To be done ::
Repeat the material below word for word and leave out all pictures.

----- Provided data

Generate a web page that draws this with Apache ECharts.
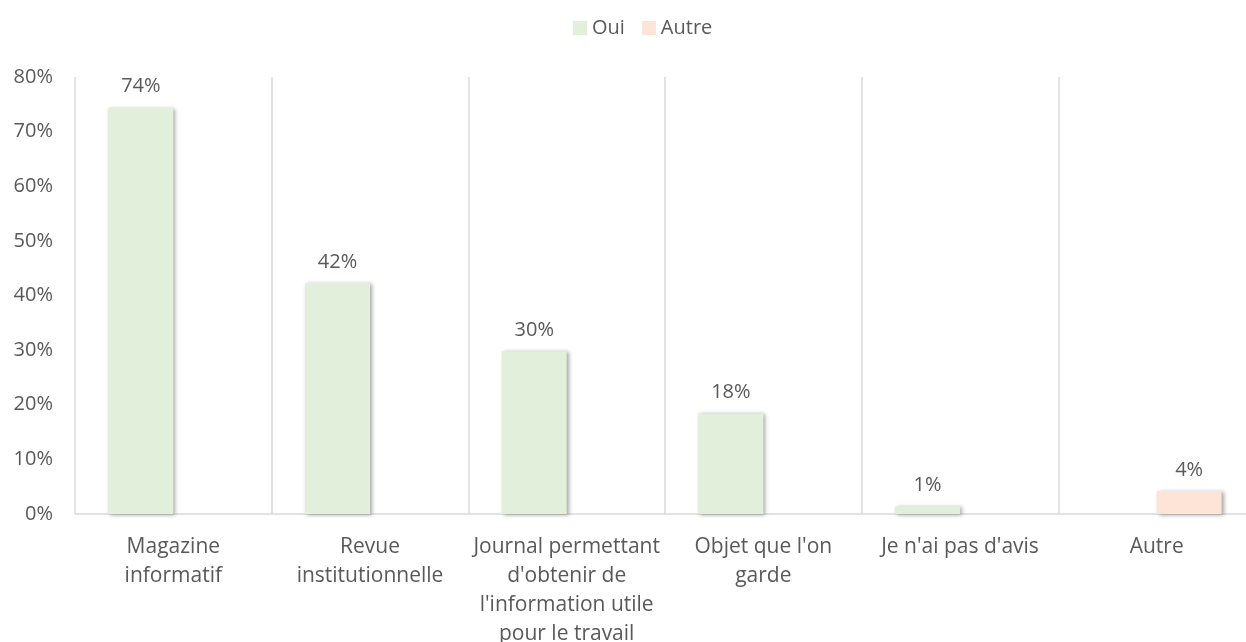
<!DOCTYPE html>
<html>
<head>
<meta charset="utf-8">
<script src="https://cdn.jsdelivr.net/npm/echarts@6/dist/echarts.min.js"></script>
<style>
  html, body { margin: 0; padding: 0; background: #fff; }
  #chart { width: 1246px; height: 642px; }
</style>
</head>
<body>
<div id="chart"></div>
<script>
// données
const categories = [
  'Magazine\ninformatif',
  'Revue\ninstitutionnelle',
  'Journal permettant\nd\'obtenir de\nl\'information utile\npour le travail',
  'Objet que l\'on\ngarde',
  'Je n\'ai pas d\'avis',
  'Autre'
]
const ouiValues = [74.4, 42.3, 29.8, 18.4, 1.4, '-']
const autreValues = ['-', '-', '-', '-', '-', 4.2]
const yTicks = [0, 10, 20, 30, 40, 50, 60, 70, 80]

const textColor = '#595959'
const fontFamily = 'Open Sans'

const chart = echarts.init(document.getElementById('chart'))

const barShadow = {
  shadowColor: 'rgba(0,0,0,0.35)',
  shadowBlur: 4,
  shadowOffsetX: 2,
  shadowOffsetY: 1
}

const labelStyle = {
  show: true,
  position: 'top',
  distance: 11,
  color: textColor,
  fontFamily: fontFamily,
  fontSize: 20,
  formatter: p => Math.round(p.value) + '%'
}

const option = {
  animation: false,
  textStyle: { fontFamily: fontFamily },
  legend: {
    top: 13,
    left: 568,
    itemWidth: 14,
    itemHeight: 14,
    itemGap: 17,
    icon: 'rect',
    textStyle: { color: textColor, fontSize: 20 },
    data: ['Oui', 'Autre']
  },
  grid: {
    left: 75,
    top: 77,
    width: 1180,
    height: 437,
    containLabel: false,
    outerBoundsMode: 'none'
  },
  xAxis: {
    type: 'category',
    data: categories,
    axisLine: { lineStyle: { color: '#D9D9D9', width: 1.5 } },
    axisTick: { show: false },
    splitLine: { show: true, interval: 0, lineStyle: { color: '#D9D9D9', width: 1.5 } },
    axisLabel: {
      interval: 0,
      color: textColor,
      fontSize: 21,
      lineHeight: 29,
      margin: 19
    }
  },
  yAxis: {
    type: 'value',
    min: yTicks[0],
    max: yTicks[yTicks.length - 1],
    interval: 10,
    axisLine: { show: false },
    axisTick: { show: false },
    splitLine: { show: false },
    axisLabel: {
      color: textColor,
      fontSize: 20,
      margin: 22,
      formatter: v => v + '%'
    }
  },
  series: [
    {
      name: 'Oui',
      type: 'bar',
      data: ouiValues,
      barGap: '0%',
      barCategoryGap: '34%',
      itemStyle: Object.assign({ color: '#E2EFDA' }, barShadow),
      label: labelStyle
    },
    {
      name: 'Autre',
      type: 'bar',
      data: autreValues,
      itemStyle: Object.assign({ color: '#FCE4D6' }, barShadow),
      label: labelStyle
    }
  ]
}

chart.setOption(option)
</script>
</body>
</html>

----------

The response ::
Generate a web page that draws this with Apache ECharts.
<!DOCTYPE html>
<html>
<head>
<meta charset="utf-8">
<script src="https://cdn.jsdelivr.net/npm/echarts@6/dist/echarts.min.js"></script>
<style>
  html, body { margin: 0; padding: 0; background: #fff; }
  #chart { width: 1246px; height: 642px; }
</style>
</head>
<body>
<div id="chart"></div>
<script>
// données
const categories = [
  'Magazine\ninformatif',
  'Revue\ninstitutionnelle',
  'Journal permettant\nd\'obtenir de\nl\'information utile\npour le travail',
  'Objet que l\'on\ngarde',
  'Je n\'ai pas d\'avis',
  'Autre'
]
const ouiValues = [74.4, 42.3, 29.8, 18.4, 1.4, '-']
const autreValues = ['-', '-', '-', '-', '-', 4.2]
const yTicks = [0, 10, 20, 30, 40, 50, 60, 70, 80]

const textColor = '#595959'
const fontFamily = 'Open Sans'

const chart = echarts.init(document.getElementById('chart'))

const barShadow = {
  shadowColor: 'rgba(0,0,0,0.35)',
  shadowBlur: 4,
  shadowOffsetX: 2,
  shadowOffsetY: 1
}

const labelStyle = {
  show: true,
  position: 'top',
  distance: 11,
  color: textColor,
  fontFamily: fontFamily,
  fontSize: 20,
  formatter: p => Math.round(p.value) + '%'
}

const option = {
  animation: false,
  textStyle: { fontFamily: fontFamily },
  legend: {
    top: 13,
    left: 568,
    itemWidth: 14,
    itemHeight: 14,
    itemGap: 17,
    icon: 'rect',
    textStyle: { color: textColor, fontSize: 20 },
    data: ['Oui', 'Autre']
  },
  grid: {
    left: 75,
    top: 77,
    width: 1180,
    height: 437,
    containLabel: false,
    outerBoundsMode: 'none'
  },
  xAxis: {
    type: 'category',
    data: categories,
    axisLine: { lineStyle: { color: '#D9D9D9', width: 1.5 } },
    axisTick: { show: false },
    splitLine: { show: true, interval: 0, lineStyle: { color: '#D9D9D9', width: 1.5 } },
    axisLabel: {
      interval: 0,
      color: textColor,
      fontSize: 21,
      lineHeight: 29,
      margin: 19
    }
  },
  yAxis: {
    type: 'value',
    min: yTicks[0],
    max: yTicks[yTicks.length - 1],
    interval: 10,
    axisLine: { show: false },
    axisTick: { show: false },
    splitLine: { show: false },
    axisLabel: {
      color: textColor,
      fontSize: 20,
      margin: 22,
      formatter: v => v + '%'
    }
  },
  series: [
    {
      name: 'Oui',
      type: 'bar',
      data: ouiValues,
      barGap: '0%',
      barCategoryGap: '34%',
      itemStyle: Object.assign({ color: '#E2EFDA' }, barShadow),
      label: labelStyle
    },
    {
      name: 'Autre',
      type: 'bar',
      data: autreValues,
      itemStyle: Object.assign({ color: '#FCE4D6' }, barShadow),
      label: labelStyle
    }
  ]
}

chart.setOption(option)
</script>
</body>
</html>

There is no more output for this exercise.